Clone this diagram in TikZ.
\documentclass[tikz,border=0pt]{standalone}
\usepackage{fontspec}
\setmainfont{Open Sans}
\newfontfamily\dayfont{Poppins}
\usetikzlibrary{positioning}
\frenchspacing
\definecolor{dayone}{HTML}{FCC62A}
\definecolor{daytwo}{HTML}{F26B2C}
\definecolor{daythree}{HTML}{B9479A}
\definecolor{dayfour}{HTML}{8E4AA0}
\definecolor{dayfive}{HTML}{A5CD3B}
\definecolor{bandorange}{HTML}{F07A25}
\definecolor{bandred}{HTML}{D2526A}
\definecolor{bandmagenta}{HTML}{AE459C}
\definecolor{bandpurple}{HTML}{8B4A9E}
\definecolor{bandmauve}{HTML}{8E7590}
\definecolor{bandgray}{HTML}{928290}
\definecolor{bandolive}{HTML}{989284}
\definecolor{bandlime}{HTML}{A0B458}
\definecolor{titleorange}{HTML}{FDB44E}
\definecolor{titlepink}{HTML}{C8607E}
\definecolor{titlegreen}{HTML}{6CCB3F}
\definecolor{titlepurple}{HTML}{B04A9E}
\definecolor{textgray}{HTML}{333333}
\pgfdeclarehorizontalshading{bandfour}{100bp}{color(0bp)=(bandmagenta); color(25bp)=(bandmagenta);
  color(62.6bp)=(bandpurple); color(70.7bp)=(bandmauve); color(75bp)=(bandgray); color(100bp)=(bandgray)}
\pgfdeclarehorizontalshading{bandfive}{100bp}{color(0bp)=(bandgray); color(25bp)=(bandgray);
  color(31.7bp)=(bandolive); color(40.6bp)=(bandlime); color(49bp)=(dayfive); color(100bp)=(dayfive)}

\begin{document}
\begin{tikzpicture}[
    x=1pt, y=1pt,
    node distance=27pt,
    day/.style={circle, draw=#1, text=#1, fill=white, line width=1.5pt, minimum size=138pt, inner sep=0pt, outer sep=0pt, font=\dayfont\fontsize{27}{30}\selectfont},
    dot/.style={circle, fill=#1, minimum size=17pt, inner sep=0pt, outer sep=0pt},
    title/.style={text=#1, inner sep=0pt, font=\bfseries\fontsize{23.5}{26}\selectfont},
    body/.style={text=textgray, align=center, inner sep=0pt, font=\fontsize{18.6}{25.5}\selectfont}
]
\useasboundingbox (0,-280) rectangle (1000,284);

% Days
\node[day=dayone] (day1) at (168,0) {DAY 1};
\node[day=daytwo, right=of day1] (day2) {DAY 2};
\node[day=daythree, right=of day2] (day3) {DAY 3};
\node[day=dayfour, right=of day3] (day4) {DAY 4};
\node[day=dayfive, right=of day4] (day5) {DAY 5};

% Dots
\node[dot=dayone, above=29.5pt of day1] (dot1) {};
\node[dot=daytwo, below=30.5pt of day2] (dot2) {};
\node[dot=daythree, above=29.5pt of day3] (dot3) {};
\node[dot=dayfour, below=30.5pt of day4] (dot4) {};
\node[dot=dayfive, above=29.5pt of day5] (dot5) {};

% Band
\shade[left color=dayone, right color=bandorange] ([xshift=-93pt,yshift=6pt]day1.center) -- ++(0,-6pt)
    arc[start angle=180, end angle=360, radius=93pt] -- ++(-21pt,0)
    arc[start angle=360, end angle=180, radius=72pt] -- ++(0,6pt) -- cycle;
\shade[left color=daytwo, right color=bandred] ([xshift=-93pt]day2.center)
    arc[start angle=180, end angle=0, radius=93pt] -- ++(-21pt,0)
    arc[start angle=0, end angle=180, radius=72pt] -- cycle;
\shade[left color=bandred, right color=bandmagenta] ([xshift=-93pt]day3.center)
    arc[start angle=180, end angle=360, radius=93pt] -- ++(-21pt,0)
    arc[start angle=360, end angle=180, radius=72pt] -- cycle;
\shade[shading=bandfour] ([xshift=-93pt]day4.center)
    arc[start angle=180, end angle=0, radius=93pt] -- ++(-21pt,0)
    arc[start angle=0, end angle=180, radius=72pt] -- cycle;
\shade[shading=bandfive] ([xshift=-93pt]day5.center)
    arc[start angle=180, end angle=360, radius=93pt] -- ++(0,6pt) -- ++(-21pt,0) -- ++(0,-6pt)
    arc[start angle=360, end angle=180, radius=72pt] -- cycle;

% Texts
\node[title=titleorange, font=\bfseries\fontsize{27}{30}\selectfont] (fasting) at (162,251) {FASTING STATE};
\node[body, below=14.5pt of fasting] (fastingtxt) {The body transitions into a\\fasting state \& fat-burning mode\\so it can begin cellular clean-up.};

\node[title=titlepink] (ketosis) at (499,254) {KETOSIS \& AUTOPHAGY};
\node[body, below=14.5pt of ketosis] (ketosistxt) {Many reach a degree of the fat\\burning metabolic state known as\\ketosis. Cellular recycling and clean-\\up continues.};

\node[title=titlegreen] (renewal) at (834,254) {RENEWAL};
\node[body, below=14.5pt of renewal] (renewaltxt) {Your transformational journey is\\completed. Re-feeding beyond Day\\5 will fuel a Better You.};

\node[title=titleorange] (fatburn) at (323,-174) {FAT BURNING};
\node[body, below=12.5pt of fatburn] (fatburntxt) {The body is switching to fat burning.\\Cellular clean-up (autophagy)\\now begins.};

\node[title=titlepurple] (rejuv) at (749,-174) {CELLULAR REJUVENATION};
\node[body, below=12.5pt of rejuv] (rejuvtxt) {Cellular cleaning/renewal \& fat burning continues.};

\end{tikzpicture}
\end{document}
---+---
◆ Aim ◆
Using the data above, reproduce every line exactly.

◆ In response ◆
Clone this diagram in TikZ.
\documentclass[tikz,border=0pt]{standalone}
\usepackage{fontspec}
\setmainfont{Open Sans}
\newfontfamily\dayfont{Poppins}
\usetikzlibrary{positioning}
\frenchspacing
\definecolor{dayone}{HTML}{FCC62A}
\definecolor{daytwo}{HTML}{F26B2C}
\definecolor{daythree}{HTML}{B9479A}
\definecolor{dayfour}{HTML}{8E4AA0}
\definecolor{dayfive}{HTML}{A5CD3B}
\definecolor{bandorange}{HTML}{F07A25}
\definecolor{bandred}{HTML}{D2526A}
\definecolor{bandmagenta}{HTML}{AE459C}
\definecolor{bandpurple}{HTML}{8B4A9E}
\definecolor{bandmauve}{HTML}{8E7590}
\definecolor{bandgray}{HTML}{928290}
\definecolor{bandolive}{HTML}{989284}
\definecolor{bandlime}{HTML}{A0B458}
\definecolor{titleorange}{HTML}{FDB44E}
\definecolor{titlepink}{HTML}{C8607E}
\definecolor{titlegreen}{HTML}{6CCB3F}
\definecolor{titlepurple}{HTML}{B04A9E}
\definecolor{textgray}{HTML}{333333}
\pgfdeclarehorizontalshading{bandfour}{100bp}{color(0bp)=(bandmagenta); color(25bp)=(bandmagenta);
  color(62.6bp)=(bandpurple); color(70.7bp)=(bandmauve); color(75bp)=(bandgray); color(100bp)=(bandgray)}
\pgfdeclarehorizontalshading{bandfive}{100bp}{color(0bp)=(bandgray); color(25bp)=(bandgray);
  color(31.7bp)=(bandolive); color(40.6bp)=(bandlime); color(49bp)=(dayfive); color(100bp)=(dayfive)}

\begin{document}
\begin{tikzpicture}[
    x=1pt, y=1pt,
    node distance=27pt,
    day/.style={circle, draw=#1, text=#1, fill=white, line width=1.5pt, minimum size=138pt, inner sep=0pt, outer sep=0pt, font=\dayfont\fontsize{27}{30}\selectfont},
    dot/.style={circle, fill=#1, minimum size=17pt, inner sep=0pt, outer sep=0pt},
    title/.style={text=#1, inner sep=0pt, font=\bfseries\fontsize{23.5}{26}\selectfont},
    body/.style={text=textgray, align=center, inner sep=0pt, font=\fontsize{18.6}{25.5}\selectfont}
]
\useasboundingbox (0,-280) rectangle (1000,284);

% Days
\node[day=dayone] (day1) at (168,0) {DAY 1};
\node[day=daytwo, right=of day1] (day2) {DAY 2};
\node[day=daythree, right=of day2] (day3) {DAY 3};
\node[day=dayfour, right=of day3] (day4) {DAY 4};
\node[day=dayfive, right=of day4] (day5) {DAY 5};

% Dots
\node[dot=dayone, above=29.5pt of day1] (dot1) {};
\node[dot=daytwo, below=30.5pt of day2] (dot2) {};
\node[dot=daythree, above=29.5pt of day3] (dot3) {};
\node[dot=dayfour, below=30.5pt of day4] (dot4) {};
\node[dot=dayfive, above=29.5pt of day5] (dot5) {};

% Band
\shade[left color=dayone, right color=bandorange] ([xshift=-93pt,yshift=6pt]day1.center) -- ++(0,-6pt)
    arc[start angle=180, end angle=360, radius=93pt] -- ++(-21pt,0)
    arc[start angle=360, end angle=180, radius=72pt] -- ++(0,6pt) -- cycle;
\shade[left color=daytwo, right color=bandred] ([xshift=-93pt]day2.center)
    arc[start angle=180, end angle=0, radius=93pt] -- ++(-21pt,0)
    arc[start angle=0, end angle=180, radius=72pt] -- cycle;
\shade[left color=bandred, right color=bandmagenta] ([xshift=-93pt]day3.center)
    arc[start angle=180, end angle=360, radius=93pt] -- ++(-21pt,0)
    arc[start angle=360, end angle=180, radius=72pt] -- cycle;
\shade[shading=bandfour] ([xshift=-93pt]day4.center)
    arc[start angle=180, end angle=0, radius=93pt] -- ++(-21pt,0)
    arc[start angle=0, end angle=180, radius=72pt] -- cycle;
\shade[shading=bandfive] ([xshift=-93pt]day5.center)
    arc[start angle=180, end angle=360, radius=93pt] -- ++(0,6pt) -- ++(-21pt,0) -- ++(0,-6pt)
    arc[start angle=360, end angle=180, radius=72pt] -- cycle;

% Texts
\node[title=titleorange, font=\bfseries\fontsize{27}{30}\selectfont] (fasting) at (162,251) {FASTING STATE};
\node[body, below=14.5pt of fasting] (fastingtxt) {The body transitions into a\\fasting state \& fat-burning mode\\so it can begin cellular clean-up.};

\node[title=titlepink] (ketosis) at (499,254) {KETOSIS \& AUTOPHAGY};
\node[body, below=14.5pt of ketosis] (ketosistxt) {Many reach a degree of the fat\\burning metabolic state known as\\ketosis. Cellular recycling and clean-\\up continues.};

\node[title=titlegreen] (renewal) at (834,254) {RENEWAL};
\node[body, below=14.5pt of renewal] (renewaltxt) {Your transformational journey is\\completed. Re-feeding beyond Day\\5 will fuel a Better You.};

\node[title=titleorange] (fatburn) at (323,-174) {FAT BURNING};
\node[body, below=12.5pt of fatburn] (fatburntxt) {The body is switching to fat burning.\\Cellular clean-up (autophagy)\\now begins.};

\node[title=titlepurple] (rejuv) at (749,-174) {CELLULAR REJUVENATION};
\node[body, below=12.5pt of rejuv] (rejuvtxt) {Cellular cleaning/renewal \& fat burning continues.};

\end{tikzpicture}
\end{document}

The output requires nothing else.